Gowalla 4 and Loss of Personal Milestone Data

I’ve been using Gowalla since its launch in 2009. Between Foursquare and Gowalla, the latter always seemed more interesting to me in that it took the common check-in functionality and added a fun layer of collection. You collected and traded “items” (basically, icons) and earned “pins” (state pins, country pins, achievement pins) in addition to simply informing your friends of your location.

People frequently ask why I bother checking in. Most of my local friends don’t do it, so why do I care? What I realized after using the service for a time was that I enjoy the data collection aspect. Checking into every place I visit creates a breadcrumb trail of my daily life. The restaurants I’ve eaten at, the museums I’ve visited, the trips I’ve taken to other states—I enjoyed having a large list of my adventures. While Gowalla’s items were a fun addition, the real objects I enjoyed collecting were pins, since they marked larger milestones (visiting a new state or country, checking into 300 places, et cetera).

For nearly three years, I’ve checked in using Gowalla.
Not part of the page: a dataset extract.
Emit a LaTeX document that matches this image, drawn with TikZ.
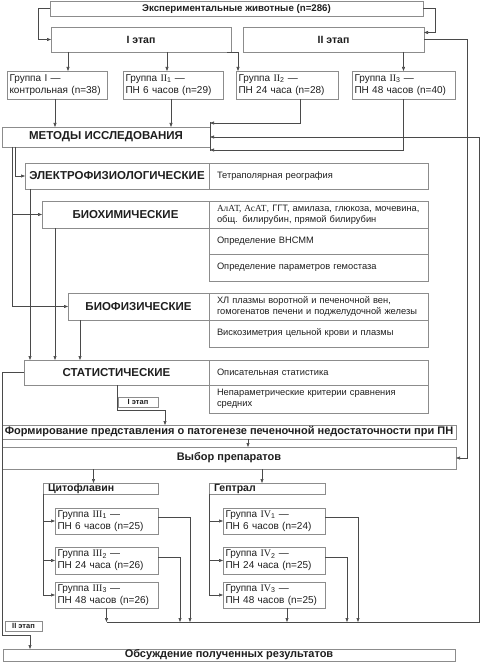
\documentclass[tikz,border=0pt]{standalone}
\usepackage{fontspec}
\setmainfont{Liberation Sans}
\newfontfamily\serf{Liberation Serif}
\usetikzlibrary{arrows.meta}
\definecolor{ln}{HTML}{4A4A4A}
\definecolor{bx}{HTML}{8C8C8C}
\definecolor{tx}{HTML}{1E1E1E}
\newcommand{\rn}[2]{{\serf #1}\textsubscript{#2}}
\begin{document}
\begin{tikzpicture}[x=1pt,y=-1pt,
  every node/.style={outer sep=0pt, text=tx},
  base/.style={draw=bx, line width=0.7pt, anchor=north west, inner sep=0pt},
  hbox/.style={base, font=\bfseries\fontsize{11}{12}\selectfont, align=center},
  topb/.style={base, font=\bfseries\fontsize{9.7}{11}\selectfont, align=center},
  stg/.style={base, font=\bfseries\fontsize{10.5}{12}\selectfont, align=center},
  bigh/.style={base, font=\bfseries\fontsize{11.5}{13}\selectfont, align=center},
  lhead/.style={base, font=\bfseries\fontsize{10.5}{11}\selectfont, align=left, inner xsep=5pt},
  gbox/.style={base, font=\fontsize{10}{12}\selectfont, align=left, inner xsep=2.5pt},
  rbox/.style={base, font=\fontsize{9.3}{11}\selectfont, align=left, inner xsep=8pt, text width=203pt},
  tag/.style={base, font=\bfseries\fontsize{7.5}{8}\selectfont, align=center},
  line/.style={draw=ln, line width=0.6pt},
  arr/.style={line, -{Triangle[length=4pt,width=3pt]}}
]
\useasboundingbox (0,0) rectangle (481,668);

% top
\node[topb, minimum width=373pt, minimum height=15pt] (top) at (50,1) {Экспериментальные животные (n=286)};
\node[stg, minimum width=180pt, minimum height=25pt] (I) at (51,27) {I этап};
\node[stg, minimum width=181pt, minimum height=25pt] (II) at (243,27) {II этап};

\node[gbox, text width=95pt, minimum height=28pt] (G1) at (7,71) {Группа I —\\контрольная (n=38)};
\node[gbox, text width=95pt, minimum height=28pt] (G2) at (123,71) {Группа \rn{II}{1} —\\ПН 6 часов (n=29)};
\node[gbox, text width=97pt, minimum height=28pt] (G3) at (236,71) {Группа \rn{II}{2} —\\ПН 24 часа (n=28)};
\node[gbox, text width=98pt, minimum height=28pt] (G4) at (352,71) {Группа \rn{II}{3} —\\ПН 48 часов (n=40)};

\node[bigh, minimum width=208pt, minimum height=20pt] (M) at (2,127) {МЕТОДЫ ИССЛЕДОВАНИЯ};

\node[bigh, minimum width=184pt, minimum height=26pt] (E) at (25,163) {ЭЛЕКТРОФИЗИОЛОГИЧЕСКИЕ};
\node[rbox, minimum height=26pt] (E1) at (209,163) {Тетраполярная реография};

\node[bigh, minimum width=167pt, minimum height=27pt] (B) at (42,201) {БИОХИМИЧЕСКИЕ};
\node[rbox, minimum height=27pt] (B1) at (209,201) {{\serf АлАТ, АсАТ}, ГГТ, амилаза, глюкоза, мочевина,\\общ. билирубин, прямой билирубин};
\node[rbox, minimum height=26pt] (B2) at (209,228) {Определение ВНСММ};
\node[rbox, minimum height=27pt] (B3) at (209,254) {Определение параметров гемостаза};

\node[bigh, minimum width=141pt, minimum height=27pt] (BP) at (68,293) {БИОФИЗИЧЕСКИЕ};
\node[rbox, minimum height=27pt] (BP1) at (209,293) {ХЛ плазмы воротной и печеночной вен,\\гомогенатов печени и поджелудочной железы};
\node[rbox, minimum height=27pt] (BP2) at (209,320) {Вискозиметрия цельной крови и плазмы};

\node[bigh, minimum width=185pt, minimum height=25pt] (S) at (24,360) {СТАТИСТИЧЕСКИЕ};
\node[rbox, minimum height=25pt] (S1) at (209,360) {Описательная статистика};
\node[rbox, minimum height=28pt] (S2) at (209,385) {Непараметрические критерии сравнения\\средних};

\node[tag, minimum width=40pt, minimum height=10pt] (T1) at (118,397) {I этап};

\node[hbox, minimum width=454pt, minimum height=14pt] (F) at (2,425) {Формирование представления о патогенезе печеночной недостаточности при ПН};
\node[hbox, minimum width=454pt, minimum height=22pt] (V) at (2,447) {Выбор препаратов};

\node[lhead, text width=105pt, minimum height=11pt] (C) at (43,483) {Цитофлавин};
\node[lhead, text width=106pt, minimum height=11pt] (H) at (209,483) {Гептрал};

\node[gbox, text width=98pt, minimum height=26pt] (C1) at (55,508) {Группа \rn{III}{1} —\\ПН 6 часов (n=25)};
\node[gbox, text width=98pt, minimum height=27pt] (C2) at (55,547) {Группа \rn{III}{2} —\\ПН 24 часа (n=26)};
\node[gbox, text width=98pt, minimum height=26pt] (C3) at (55,582) {Группа \rn{III}{3} —\\ПН 48 часов (n=26)};
\node[gbox, text width=97pt, minimum height=26pt] (H1) at (223,508) {Группа \rn{IV}{1} —\\ПН 6 часов (n=24)};
\node[gbox, text width=97pt, minimum height=27pt] (H2) at (223,547) {Группа \rn{IV}{2} —\\ПН 24 часа (n=25)};
\node[gbox, text width=97pt, minimum height=26pt] (H3) at (223,582) {Группа \rn{IV}{3} —\\ПН 48 часов (n=25)};

\node[tag, minimum width=37pt, minimum height=10pt] (T2) at (5,621) {II этап};
\node[hbox, minimum width=452pt, minimum height=12pt] (O) at (3,649) {Обсуждение полученных результатов};

% helper coordinates
\coordinate (rxA) at (467,0);
\coordinate (rxB) at (479,0);
\coordinate (cy) at (0,622);
\coordinate (lb) at (2,635);

% top connectors
\draw[arr] (top.west) -- ++(-12,0) |- (I.west);
\draw[arr] (top.east) -- ++(12,0) |- ([yshift=7pt]II.east);
\draw[arr] (II.east) -- (II.east -| rxA) |- (V.east);
\draw[arr] ([xshift=11pt]G1.north |- I.south) -- ([xshift=11pt]G1.north);
\draw[arr] ([xshift=-6pt]G2.north |- I.south) -- ([xshift=-6pt]G2.north);
\draw[arr] ([xshift=-4pt]I.south east) -| ([xshift=-49pt]G3.north);
\draw[arr] (G4.north |- II.south) -- (G4.north);

% groups to methods
\draw[line] ([yshift=5pt]M.north east) -- ([yshift=-4pt]M.south east);
\draw[arr] ([xshift=-2pt]G1.south) -- ([xshift=-2pt]G1.south |- M.north);
\draw[arr] ([xshift=-2pt]G2.south) -- ([xshift=-2pt]G2.south |- M.north);
\draw[arr] ([xshift=13pt]G3.south) |- ([yshift=4pt]M.north east);
\draw[arr] (G4.south) |- ([yshift=-3pt]M.south east);

% methods to branches
\draw[arr] ([xshift=13pt]M.south west) |- (E.west);
\draw[arr] ([xshift=10pt]M.south west) |- (BP.west);
\draw[arr] ([xshift=10pt]M.south west |- B.west) -- (B.west);
\draw[arr] ([xshift=5pt]E.south west) -- ([xshift=5pt]E.south west |- S.north);
\draw[arr] ([xshift=13pt]B.south west) -- ([xshift=13pt]B.south west |- S.north);
\draw[arr] ([xshift=12pt]BP.south west) -- ([xshift=12pt]BP.south west |- S.north);

% statistics onward
\draw[arr] ([xshift=93pt]S.south west) -- ++(0,25) -| ([xshift=163pt]F.north west);
\draw[arr] (S.west) -| (lb) -| ([xshift=27pt]O.north west);
\draw[arr] ([xshift=19pt]F.south) -- ([xshift=19pt]F.south |- V.north);
\draw[arr] ([xshift=-7pt]C.north |- V.south) -- ([xshift=-7pt]C.north);
\draw[arr] ([xshift=-5pt]H.north |- V.south) -- ([xshift=-5pt]H.north);

% drugs to groups
\draw[arr] (C.south west) |- (C1.west);
\draw[arr] (C.south west) |- (C2.west);
\draw[arr] (C.south west) |- (C3.west);
\draw[arr] (H.south west) |- (H1.west);
\draw[arr] (H.south west) |- (H2.west);
\draw[arr] (H.south west) |- (H3.west);

% groups to collector
\draw[arr] ([yshift=4pt]C1.east) -| ([xshift=32pt]C1.east |- cy);
\draw[arr] ([yshift=3pt]C2.east) -| ([xshift=22pt]C2.east |- cy);
\draw[arr] (C3.south) -- (C3.south |- cy);
\draw[arr] ([yshift=4pt]H1.east) -| ([xshift=33pt]H1.east |- cy);
\draw[arr] ([yshift=3pt]H2.east) -| ([xshift=22pt]H2.east |- cy);
\draw[arr] ([xshift=13pt]H3.south) -- ([xshift=13pt]H3.south |- cy);
\draw[arr] (C3.south |- cy) -| (rxB |- M.east) -- (M.east);
\end{tikzpicture}
\end{document}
I earned loads of pins, saved loads of items, and checked in at over 500 places. Recently, Gowalla launched an all new direction with version 4.0. This version steps away from the straight-forward check-in functionality and replaces it with a more social version called “stories”. The basic idea is that you create a story at a location, tag your friends, upload photos and comment. I think this is a terrific idea, and I think it’s something relatively unique in the check-in app space.

But it’s not what I want.

Most of the time when I check in, I’m the only person around who cares about such things. Otherwise it’s Shawn. Rarely (convention, trip, SXSW) it’s others. But 99% of the time, it’s just me recording my daily travels. Recently I joked, when creating a “story” in Gowalla 4.0 at a West Elm in Santa Monica, that I was “finally starting that life story about being at West Elm.” It was a jerky reaction to the new direction, but also an accurate summing up of how strange simple check-ins feel in the new version.

I have several friends who work at Gowalla and I think they’re all super talented people. I think the Gowalla app is nicely designed and I support their direction. It’s just a shame, because it no longer appeals to me. That part I can live with. The unfortunate thing about switching to another service (in this case, Foursquare), is that I’m losing so much data history. Most of my friend connections are set on Gowalla—I’ll need to add those again. Most of my 500+ checkins don’t exist in Foursquare—I’ll lose those. At the end of the day, changing services feels much harder than simply deciding which UI or features I like. I have to give up most of the past.

This is a good lesson for me. I take for granted often how fleeting these services are. Whether they go out of business, get acquired, or simply change their feature set, any service you trust to hold your data is possibly temporary. The only real way to secure future access to your important moments is to keep them yourself, or at least back them up in a way you’ll be able to continue accessing.